Minneapolis & S. L. Ry. v. Columbus Rolling Mill

119 U.S. 149, 7 S. Ct. 168 (1886)

 

RULE:

A proposal to accept, or an acceptance, upon terms varying from those offered, is a rejection of the offer, and puts an end to the negotiation, unless the party who made the original offer renews it, or assents to the modification suggested. The other party, having once rejected the offer, cannot afterwards revive it by tendering an acceptance of it.

FACTS:

On December 8, A offered to sell to B 2000 to 5000 tons of iron rails on certain terms specified, adding that if the offer was accepted A would expect to be notified prior to December 20. On December 16 B replied, directing A to enter an order for 1200 tons, "as per your favor of the 8th." On December 18, A declined to fulfil B's order.

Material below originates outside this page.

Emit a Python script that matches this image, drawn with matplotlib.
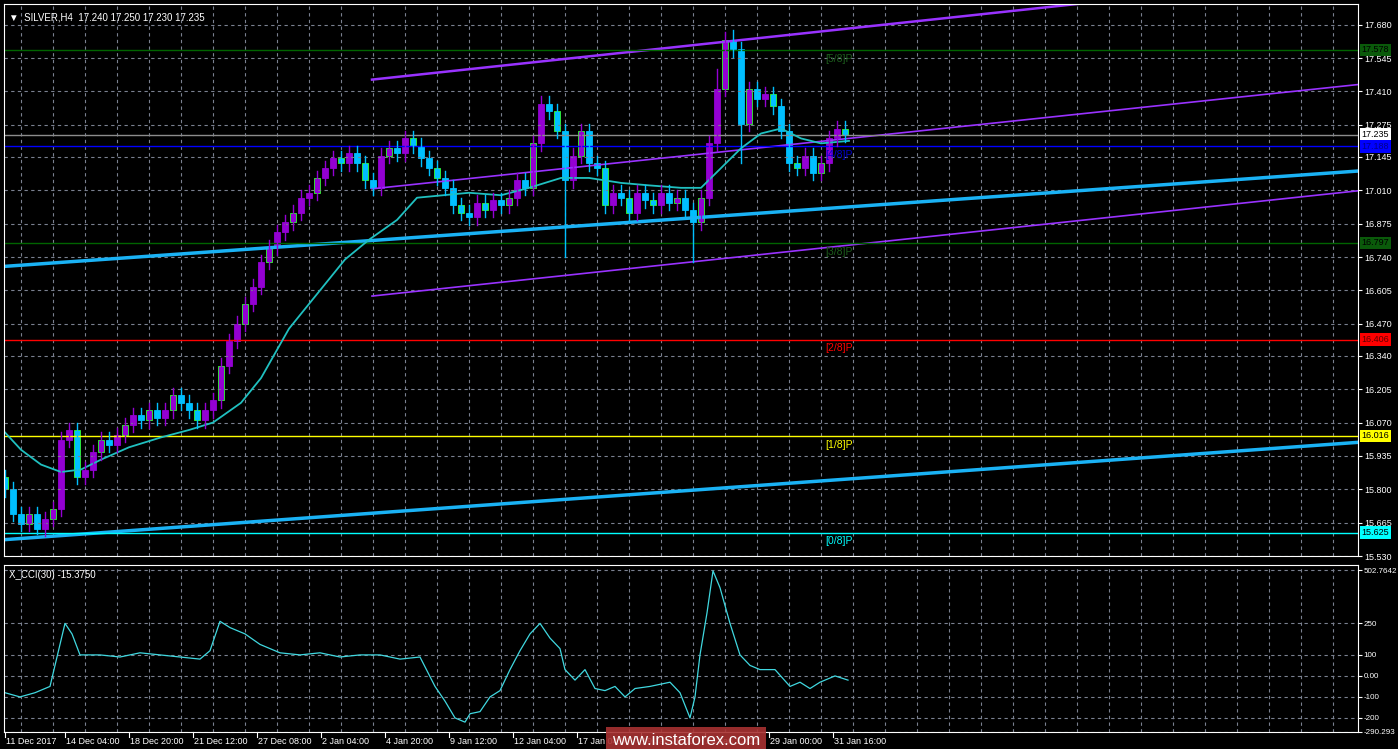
import matplotlib
matplotlib.use("Agg")
import matplotlib.pyplot as plt
import numpy as np
from matplotlib.patches import Rectangle

plt.rcParams["font.family"] = ["Liberation Sans", "DejaVu Sans"]

closes = [15.80,15.70,15.66,15.70,15.64,15.68,15.72,16.00,16.04,15.85,15.88,15.95,16.00,15.98,16.02,16.06,
16.10,16.08,16.12,16.09,16.12,16.18,16.15,16.12,16.08,16.12,16.16,16.30,16.40,16.47,16.55,16.62,16.72,16.78,
16.84,16.88,16.92,16.98,17.00,17.06,17.10,17.14,17.12,17.16,17.12,17.05,17.02,17.15,17.18,17.16,17.22,17.19,
17.14,17.10,17.06,17.02,16.95,16.92,16.90,16.96,16.93,16.97,16.95,16.98,17.05,17.02,17.20,17.36,17.33,17.25,
17.05,17.15,17.25,17.12,17.10,16.95,17.00,16.98,16.92,17.00,16.97,16.95,17.00,16.96,16.98,16.93,16.88,16.98,
17.20,17.42,17.62,17.58,17.28,17.42,17.38,17.40,17.35,17.25,17.12,17.10,17.15,17.08,17.12,17.22,17.26,17.235]
first_open = 15.85
long_wicks = {4: (15.62, None), 8: (None, 16.07), 70: (16.74, None), 86: (16.72, None), 89: (None, 17.50), 91: (None, 17.66), 92: (17.12, None)}

ma_idx = [0,4,9,14,19,24,31,39,46,52,59,64,71,79,85,91,98,103,116,124,131,139,146,154,161,169,174,179,184,189,194,199,204,211]
ma_val = [16.03,15.96,15.90,15.87,15.88,15.92,15.97,16.01,16.04,16.07,16.15,16.25,16.45,16.61,16.73,16.81,16.89,16.98,17.00,16.99,17.02,17.06,17.06,17.04,17.03,17.02,17.02,17.10,17.18,17.24,17.26,17.22,17.20,17.21]

cci_x = [5,20,35,50,60,65,72,80,100,120,140,160,180,200,210,220,230,245,260,280,300,320,340,360,380,400,420,435,445,455,465,470,480,490,500,510,520,530,540,550,560,565,575,585,595,605,615,625,635,650,670,680,690,695,700,707,713,720,730,740,750,760,775,790,800,810,820,835,848]
cci_v = [-80,-100,-80,-50,150,250,200,100,100,90,110,100,90,80,120,260,230,200,150,110,100,110,90,100,100,80,90,-50,-120,-200,-220,-180,-170,-100,-70,30,120,200,250,180,130,30,-20,30,-60,-70,-50,-100,-60,-50,-30,-80,-200,-100,100,300,500,420,250,100,50,30,30,-50,-30,-60,-30,0,-20]

date_pos = [0,15,31,47,63,79,95,111,127,143,159,175,191,207]
date_lbl = ["11 Dec 2017","14 Dec 04:00","18 Dec 20:00","21 Dec 12:00","27 Dec 08:00","2 Jan 04:00","4 Jan 20:00",
            "9 Jan 12:00","12 Jan 04:00","17 Jan 04:00","19 Jan 20:00","24 Jan 12:00","29 Jan 00:00","31 Jan 16:00"]
price_ticks = [17.680,17.545,17.410,17.275,17.145,17.010,16.875,16.740,16.605,16.470,16.340,16.205,16.070,15.935,15.800,15.665,15.530]
levels = [(17.578,"#006400","[5/8]P","#1c5c1c"),(17.188,"#0000ff","[4/8]P","#0000cc"),(16.797,"#006400","[3/8]P","#1c5c1c"),
          (16.406,"#ff0000","[2/8]P","#ff0000"),(16.016,"#ffff00","[1/8]P","#ffff00"),(15.625,"#00ffff","[0/8]P","#00ffff")]

W, H = 1398, 749
FS = 6.5
fig = plt.figure(figsize=(W/100, H/100), dpi=100, facecolor="black")
ax = fig.add_axes([4/W, (H-556)/H, 1354/W, 552/H], facecolor="black")
ax2 = fig.add_axes([4/W, (H-732)/H, 1354/W, 167/H], facecolor="black")
XMAX = 338.25
for a in (ax, ax2):
    a.set_xlim(-0.25, XMAX)
    for s in a.spines.values():
        s.set_color("white")
    a.tick_params(colors="white", labelsize=FS, length=3, direction="out", pad=1.5)
    a.yaxis.tick_right()
    a.set_xticks(np.arange(4, 340, 8), minor=False)
    a.grid(True, color="#7a8090", linestyle=(0, (3, 3)), linewidth=0.8)
    a.set_xticklabels([])
    a.tick_params(axis="x", length=0)

ax.set_ylim(15.544, 17.764)
ax.set_yticks(price_ticks)
ax.set_yticklabels([f"{v:.3f}" for v in price_ticks])

ax.plot([91.75, 338.25], [17.458, 17.458 + 0.001736 * (338.25 - 91.75)], color="#9932ff", lw=1.8)
ax.plot([91.75, 338.25], [17.016, 17.438], color="#9932ff", lw=1.2)
ax.plot([91.75, 338.25], [16.582, 17.008], color="#9932ff", lw=1.2)
ax.plot([-0.25, 338.25], [16.702, 17.088], color="#1ab2f5", lw=2.5)
ax.plot([-0.25, 338.25], [15.596, 15.990], color="#1ab2f5", lw=2.5)

ax.axhline(17.235, color="#8c8c8c", lw=1)
for v, c, lab, tc in levels:
    ax.axhline(v, color=c, lw=1)
    ax.text(205, v - 0.015, lab, color=tc, fontsize=7.5, va="top", ha="left")

ax.plot(ma_idx, ma_val, color="#20c0c0", lw=1.3)

o = first_open
for i, c in enumerate(closes):
    x = 2 * i
    lo, hi = min(o, c) - 0.03, max(o, c) + 0.03
    if i in long_wicks:
        l2, h2 = long_wicks[i]
        lo = l2 if l2 is not None else lo
        hi = h2 if h2 is not None else hi
    col = "#9400d3" if c >= o else "#00bfff"
    ax.plot([x, x], [lo, hi], color=col, lw=1)
    ax.add_patch(Rectangle((x - 0.75, min(o, c)), 1.5, max(abs(c - o), 0.004), facecolor=col,
                           edgecolor="#32ff32" if i % 3 == 0 else col, lw=0.6))
    o = c

boxes = [(17.578,"#0a5a0a","#000000"),(17.235,"#ffffff","#000000"),(17.188,"#0000ff","#00008b"),(16.797,"#0a5a0a","#000000"),
         (16.406,"#ff0000","#600000"),(16.016,"#ffff00","#000000"),(15.625,"#00ffff","#000000")]
for v, bg, fg in boxes:
    ax.text(1.0025, v, f"{v:.3f}", transform=ax.get_yaxis_transform(), fontsize=FS, color=fg, va="center", ha="left",
            bbox=dict(boxstyle="square,pad=0.2", fc=bg, ec="none"), zorder=10)

ax.text(0.004, 0.985, "\u25BC  SILVER,H4  17.240 17.250 17.230 17.235", transform=ax.transAxes, color="white", fontsize=7, va="top")

ax2.set_ylim(-267, 528)
ax2.plot([(x - 5) / 4 for x in cci_x], cci_v, color="#40d8e0", lw=0.9)
ax2.set_yticks([502.7642, 250, 100, 0, -100, -200, -267])
ax2.set_yticklabels(["502.7642", "250", "100", "0.00", "-100", "-200", "-290.293"])
ax2.tick_params(axis="y", labelsize=5.8, pad=1)
ax2.text(0.004, 0.97, "X_CCI(30) -15.3750", transform=ax2.transAxes, color="white", fontsize=7, va="top")
for p, lab in zip(date_pos, date_lbl):
    ax2.text(p + 0.3, -0.03, lab, transform=ax2.get_xaxis_transform(), color="white", fontsize=FS, va="top", ha="left")
    ax2.plot([p, p], [-0.03, 0], transform=ax2.get_xaxis_transform(), color="white", lw=0.8, clip_on=False)

fig.text(612/W, 1 - 748/H, "www.instaforex.com", color="white", fontsize=12,
         bbox=dict(boxstyle="square,pad=0.35", fc="#a83232", ec="none", alpha=0.9), va="bottom", ha="left")

fig.savefig("out.png", dpi=100, facecolor="black")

B filed a case against A for breach of contract. The trial court held that A did not breach any contract between the parties because no contract existed when A rejected B's offer. The case was appealed to the Supreme Court of the United States.

ISSUE:

Was there a valid contract?

ANSWER:

No

CONCLUSION:

On review, the Court affirmed and found that when B received A's offer to sell to B between two thousand and five thousand tons of steel, B rejected the offer by placing an order for twelve hundred tons of steel. By accepting A's offered price, but ordering less than the specified quantity, B made a qualified acceptance of A's offer and thus rejected A's offer. Once B rejected the offer, the B could not revive it by accepting A's offer. A's notification to B that the order could not be filled closed negotiations between the parties.